Outside of this initial reaction, I was struck by how much of what Chabris excerpts is really not about imagination or creativity, but instead simply about serendipity. Consider the first anecdote pulled out from Lehrer’s book:

Have you ever wondered how Nike came by its famous slogan “Just Do It”?” Neither have I, but it’s an interesting story. Dan Wieden was searching for a tag line to unify a series of ads his agency was making for Nike. Late one night he suddenly thought about the convicted murderer Gary Gil­more, whose last words before his execution were “Let’s do it.” Sitting at his desk Wieden turned that phrase over in his mind until it became “Just do it.” Accolades ensued.

Reflecting later, Wieden realized he’d thought of Gilmore because someone at work had mentioned Norman Mailer recently, and Wieden knew that Mailer had written a book about Gilmore. Without that serendipitous chain of associations, Nike might have wound up with a different slogan: “A sneaker is forever”? “Got kicks”?

First of all, I had no idea that Nike’s iconic motto was derived from the last words of a convicted murderer. You can call this a novel source of creativity but the reality is, it’s an unlikely coincidence and connection which fostered this from Gilmore (murderer) to Mailer (biographer) to colleague (of Wieden’s) to Wieden himself (at his desk).

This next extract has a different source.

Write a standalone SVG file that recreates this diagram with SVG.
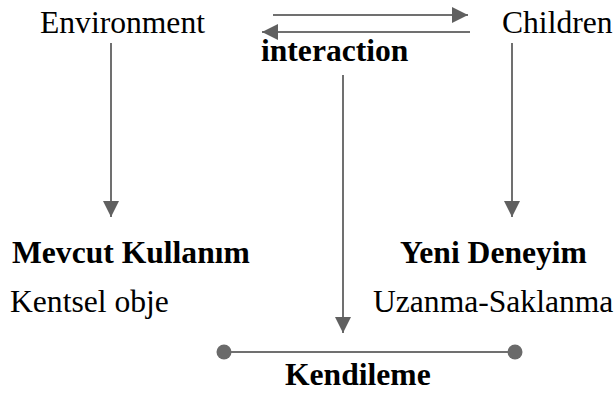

After reading this, I was enthralled by this fascinating snippet about how Pixar nearly deleted Toy Story 2:

 (video share via Kottke)

My takeaway from this video — besides not to neglect the power of rm* in Unix-based systems —  is the serendipity of how the film was saved. You can thank then-new-mom Galyn Sussman who was supervising technical producer on the film. In order to work from home with her new baby, she was taking home large chunks of the film each day to review from her computer there. It’s a crazy story and it’s a great story since years of lost work were recovered.

Both of these examples make me reflect on how much of life really is luck and serendipity. Wieden certainly was creative by relating the disparate threads in his life (Gilmore’s comment back to his client, Nike, via Norman Mailer). But he was the beneficiary of good luck to have heard those things in the first place.

The Pixar team did what they could to arrest the data deletion in progress (eventually unplugging the machine entirely) but they were saved not by their ingenuity but by the luck and serendipity of a member of their team doing an inadvertent file backup.

Update 7/30/12: Um, Jonah Lehrer fabricated quotations from this book and has has resigned from The New Yorker; Houghton Mifflin Harcourt (who published Imagine) is pulling the book from shelves. Well, then.